Java Protos Classification

TensorFlow Java distributes a large number proto definitions found in the TensorFlow native library as Java classes. Again, new protos might not be classified properly since they may be lacking the option java_* statements at the beginning of their definition. The build script will attempt to mitigate this omission by generating the proto bindings under the same package as the package statement (if also present), and under the root package org.tensorflow.proto.

Custom Operators

Code generation for Ops and related classes is done during tensorflow-core-api's compile phase, using the annotation processor in tensorflow-core-generator. If you change or add any operator classes (annotated with org.tensorflow.op.annotation.Operator), endpoint methods ( annotated with org.tensorflow.op.annotation.Endpoint), or change the annotation processor, be sure to re-run a mvn clean install -Pgenerating in tensorflow-core-api.

Known Issues

Missing Gradients

In some cases, a op supported by Tensorflow Java will not have a gradient defined, resulting in errors like this:

org.tensorflow.exceptions.TensorFlowException: No gradient defined for op: ReadVariableOp. Please see https://www.tensorflow.org/code/tensorflow/cc/gradients/README.md for instructions on how to add C++ gradients.
	at org.tensorflow.internal.c_api.AbstractTF_Status.throwExceptionIfNotOK(AbstractTF_Status.java:101)
	at org.tensorflow.Graph.addGradients(Graph.java:708)
	at org.tensorflow.Graph.addGradients(Graph.java:291)
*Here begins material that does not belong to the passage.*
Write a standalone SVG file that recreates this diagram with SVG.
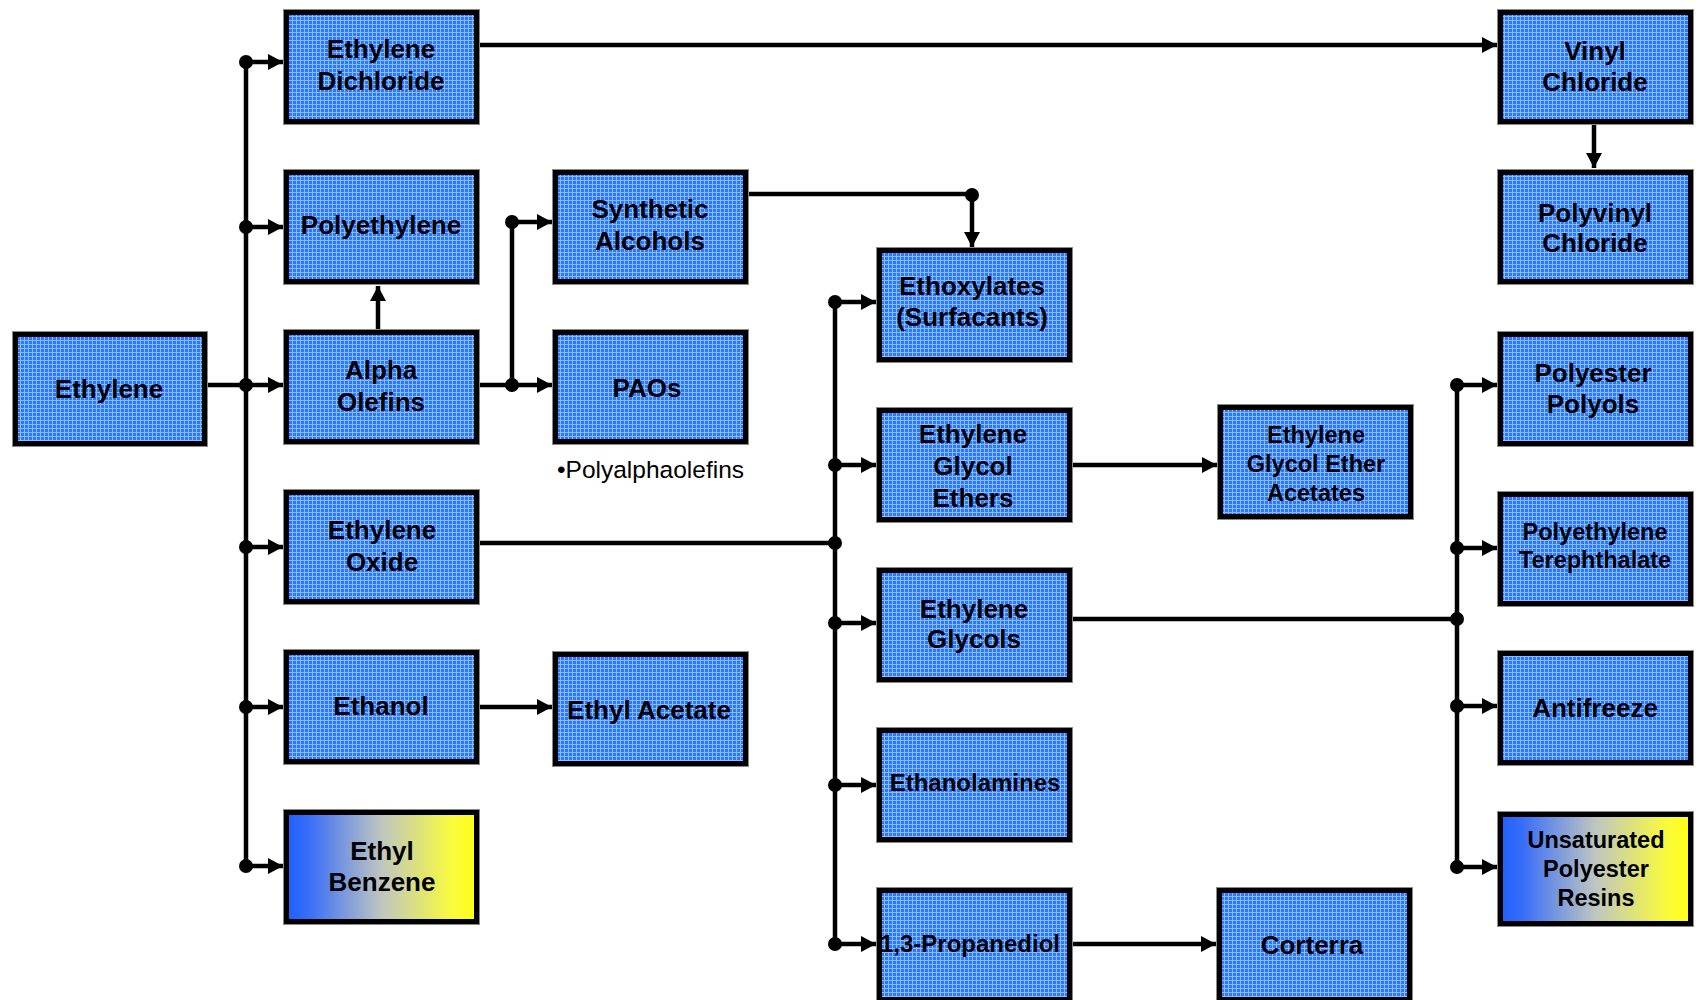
<svg xmlns="http://www.w3.org/2000/svg" width="1700" height="1000" viewBox="0 0 1700 1000">
<defs>
<pattern id="grid" width="4" height="4" patternUnits="userSpaceOnUse">
<rect width="4" height="4" fill="#2a78ff"/>
<rect width="1" height="4" fill="#8abcff"/>
<rect width="4" height="1" fill="#8abcff"/>
</pattern>
<linearGradient id="by" x1="0" y1="0" x2="1" y2="0">
<stop offset="0" stop-color="#1f5fff"/>
<stop offset="0.12" stop-color="#3a6ef8"/>
<stop offset="0.5" stop-color="#bfc6c0"/>
<stop offset="0.88" stop-color="#fafc3a"/>
<stop offset="1" stop-color="#ffff14"/>
</linearGradient>
<marker id="ah" markerUnits="userSpaceOnUse" markerWidth="15" markerHeight="16" refX="15" refY="8" orient="auto">
<path d="M0,0 L15,8 L0,16 Z" fill="#000"/>
</marker>
</defs>
<style>
.b{fill:url(#grid);stroke:#000;stroke-width:5}
.g{fill:url(#by);stroke:#000;stroke-width:5}
.o{fill:none;stroke:#8a8a8a;stroke-width:1}
.t{font-family:"Liberation Sans",Arial,sans-serif;font-weight:bold;font-size:26px;fill:#000;text-anchor:middle}
.s{font-size:23.5px}
.n{font-size:24px}
.p{font-family:"Liberation Sans",Arial,sans-serif;font-size:24.5px;fill:#000}
.c{fill:none;stroke:#000;stroke-width:4.5}
.a{fill:none;stroke:#000;stroke-width:4.5;marker-end:url(#ah)}
</style>
<rect width="1700" height="1000" fill="#fff"/>

<g id="connectors">
<path class="c" d="M208,385 H246 M246,62 V866"/>
<path class="a" d="M246,62 H283"/>
<path class="a" d="M246,227 H283"/>
<path class="a" d="M246,385 H283"/>
<path class="a" d="M246,547 H283"/>
<path class="a" d="M246,707 H283"/>
<path class="a" d="M246,866 H283"/>
<path class="a" d="M378,329 V286"/>
<path class="c" d="M480,385 H512 M512,222 V385"/>
<path class="a" d="M512,222 H552"/>
<path class="a" d="M512,385 H552"/>
<path class="c" d="M749,194 H972"/>
<path class="a" d="M972,194 V247"/>
<path class="a" d="M480,707 H552"/>
<path class="c" d="M480,543 H835 M835,302 V944"/>
<path class="a" d="M835,302 H876"/>
<path class="a" d="M835,465 H876"/>
<path class="a" d="M835,623 H876"/>
<path class="a" d="M835,785 H876"/>
<path class="a" d="M835,944 H876"/>
<path class="a" d="M1072,465 H1217"/>
<path class="a" d="M1072,944 H1216"/>
<path class="c" d="M1072,619 H1457 M1457,385 V867"/>
<path class="a" d="M1457,385 H1497"/>
<path class="a" d="M1457,548 H1497"/>
<path class="a" d="M1457,706 H1497"/>
<path class="a" d="M1457,867 H1497"/>
<path class="a" d="M480,45 H1497"/>
<path class="a" d="M1594,125 V168"/>
<g fill="#000">
<circle cx="246" cy="62" r="7"/><circle cx="246" cy="227" r="7"/><circle cx="246" cy="385" r="7"/>
<circle cx="246" cy="547" r="7"/><circle cx="246" cy="707" r="7"/><circle cx="246" cy="866" r="7"/>
<circle cx="512" cy="222" r="7"/><circle cx="512" cy="385" r="7"/>
<circle cx="972" cy="195" r="7"/>
<circle cx="835" cy="302" r="7"/><circle cx="835" cy="465" r="7"/><circle cx="835" cy="543" r="7"/>
<circle cx="835" cy="623" r="7"/><circle cx="835" cy="785" r="7"/><circle cx="835" cy="944" r="7"/>
<circle cx="1457" cy="385" r="7"/><circle cx="1457" cy="548" r="7"/><circle cx="1457" cy="619" r="7"/>
<circle cx="1457" cy="706" r="7"/><circle cx="1457" cy="867" r="7"/>
</g>
</g>

<g id="ethylene"><rect class="b" x="15.5" y="334.5" width="189" height="109"/><rect class="o" x="12.5" y="331.5" width="195" height="115"/><text class="t" x="109" y="398">Ethylene</text></g>

<g id="ethylene-dichloride"><rect class="b" x="286.5" y="12.5" width="190" height="109"/><rect class="o" x="283.5" y="9.5" width="196" height="115"/><text class="t" x="381" y="58">Ethylene</text><text class="t" x="381" y="90">Dichloride</text></g>
<g id="polyethylene"><rect class="b" x="286.5" y="172.5" width="190" height="109"/><rect class="o" x="283.5" y="169.5" width="196" height="115"/><text class="t" x="381" y="234">Polyethylene</text></g>
<g id="alpha-olefins"><rect class="b" x="286.5" y="332.5" width="190" height="109"/><rect class="o" x="283.5" y="329.5" width="196" height="115"/><text class="t" x="381" y="379">Alpha</text><text class="t" x="381" y="411">Olefins</text></g>
<g id="ethylene-oxide"><rect class="b" x="286.5" y="492.5" width="190" height="109"/><rect class="o" x="283.5" y="489.5" width="196" height="115"/><text class="t" x="382" y="539">Ethylene</text><text class="t" x="382" y="571">Oxide</text></g>
<g id="ethanol"><rect class="b" x="286.5" y="652.5" width="190" height="109"/><rect class="o" x="283.5" y="649.5" width="196" height="115"/><text class="t" x="381" y="715">Ethanol</text></g>
<g id="ethyl-benzene"><rect class="g" x="286.5" y="812.5" width="190" height="109"/><rect class="o" x="283.5" y="809.5" width="196" height="115"/><text class="t" x="382" y="860">Ethyl</text><text class="t" x="382" y="891">Benzene</text></g>

<g id="synthetic-alcohols"><rect class="b" x="555.5" y="172.5" width="190" height="109"/><rect class="o" x="552.5" y="169.5" width="196" height="115"/><text class="t" x="650" y="218">Synthetic</text><text class="t" x="650" y="250">Alcohols</text></g>
<g id="paos"><rect class="b" x="555.5" y="332.5" width="190" height="109"/><rect class="o" x="552.5" y="329.5" width="196" height="115"/><text class="t" x="647" y="397">PAOs</text></g>
<text class="p" x="557" y="478">•Polyalphaolefins</text>
<g id="ethyl-acetate"><rect class="b" x="555.5" y="654.5" width="190" height="109"/><rect class="o" x="552.5" y="651.5" width="196" height="115"/><text class="t" x="649" y="719">Ethyl Acetate</text></g>

<g id="ethoxylates"><rect class="b" x="879.5" y="250.5" width="190" height="109"/><rect class="o" x="876.5" y="247.5" width="196" height="115"/><text class="t" x="972" y="295">Ethoxylates</text><text class="t" x="972" y="326">(Surfacants)</text></g>
<g id="ethylene-glycol-ethers"><rect class="b" x="879.5" y="410.5" width="190" height="109"/><rect class="o" x="876.5" y="407.5" width="196" height="115"/><text class="t" x="973" y="443">Ethylene</text><text class="t" x="973" y="475">Glycol</text><text class="t" x="973" y="507">Ethers</text></g>
<g id="ethylene-glycols"><rect class="b" x="879.5" y="570.5" width="190" height="109"/><rect class="o" x="876.5" y="567.5" width="196" height="115"/><text class="t" x="974" y="618">Ethylene</text><text class="t" x="974" y="648">Glycols</text></g>
<g id="ethanolamines"><rect class="b" x="879.5" y="730.5" width="190" height="109"/><rect class="o" x="876.5" y="727.5" width="196" height="115"/><text class="t n" x="975" y="791">Ethanolamines</text></g>
<g id="propanediol"><rect class="b" x="879.5" y="890.5" width="190" height="109"/><rect class="o" x="876.5" y="887.5" width="196" height="115"/><text class="t n" x="970" y="952">1,3-Propanediol</text></g>

<g id="eg-ether-acetates"><rect class="b" x="1220.5" y="407.5" width="190" height="109"/><rect class="o" x="1217.5" y="404.5" width="196" height="115"/><text class="t s" x="1316" y="443">Ethylene</text><text class="t s" x="1316" y="472">Glycol Ether</text><text class="t s" x="1316" y="501">Acetates</text></g>
<g id="corterra"><rect class="b" x="1219.5" y="890.5" width="190" height="109"/><rect class="o" x="1216.5" y="887.5" width="196" height="115"/><text class="t" x="1312" y="954">Corterra</text></g>

<g id="vinyl-chloride"><rect class="b" x="1500.5" y="12.5" width="190" height="109"/><rect class="o" x="1497.5" y="9.5" width="196" height="115"/><text class="t" x="1595" y="60">Vinyl</text><text class="t" x="1595" y="91">Chloride</text></g>
<g id="polyvinyl-chloride"><rect class="b" x="1500.5" y="172.5" width="190" height="109"/><rect class="o" x="1497.5" y="169.5" width="196" height="115"/><text class="t" x="1595" y="222">Polyvinyl</text><text class="t" x="1595" y="252">Chloride</text></g>
<g id="polyester-polyols"><rect class="b" x="1500.5" y="334.5" width="190" height="109"/><rect class="o" x="1497.5" y="331.5" width="196" height="115"/><text class="t" x="1593" y="382">Polyester</text><text class="t" x="1593" y="413">Polyols</text></g>
<g id="pet"><rect class="b" x="1500.5" y="494.5" width="190" height="109"/><rect class="o" x="1497.5" y="491.5" width="196" height="115"/><text class="t s" x="1595" y="540">Polyethylene</text><text class="t s" x="1595" y="568">Terephthalate</text></g>
<g id="antifreeze"><rect class="b" x="1500.5" y="653.5" width="190" height="109"/><rect class="o" x="1497.5" y="650.5" width="196" height="115"/><text class="t" x="1595" y="717">Antifreeze</text></g>
<g id="unsaturated-polyester-resins"><rect class="g" x="1500.5" y="814.5" width="190" height="109"/><rect class="o" x="1497.5" y="811.5" width="196" height="115"/><text class="t s" x="1596" y="848">Unsaturated</text><text class="t s" x="1596" y="877">Polyester</text><text class="t s" x="1596" y="906">Resins</text></g>
</svg>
The description in the linked file are accurate for adding C++ Graph gradients, which are used by our Graph. Examples of doing that are tensorflow/tensorflow#46115 and tensorflow/tensorflow#47774.

You can also code and register the missing gradients in Java, using the TensorFlow Java custom gradient registration capabilities. Check at the JavaDoc of tensorflow-core-api for more details.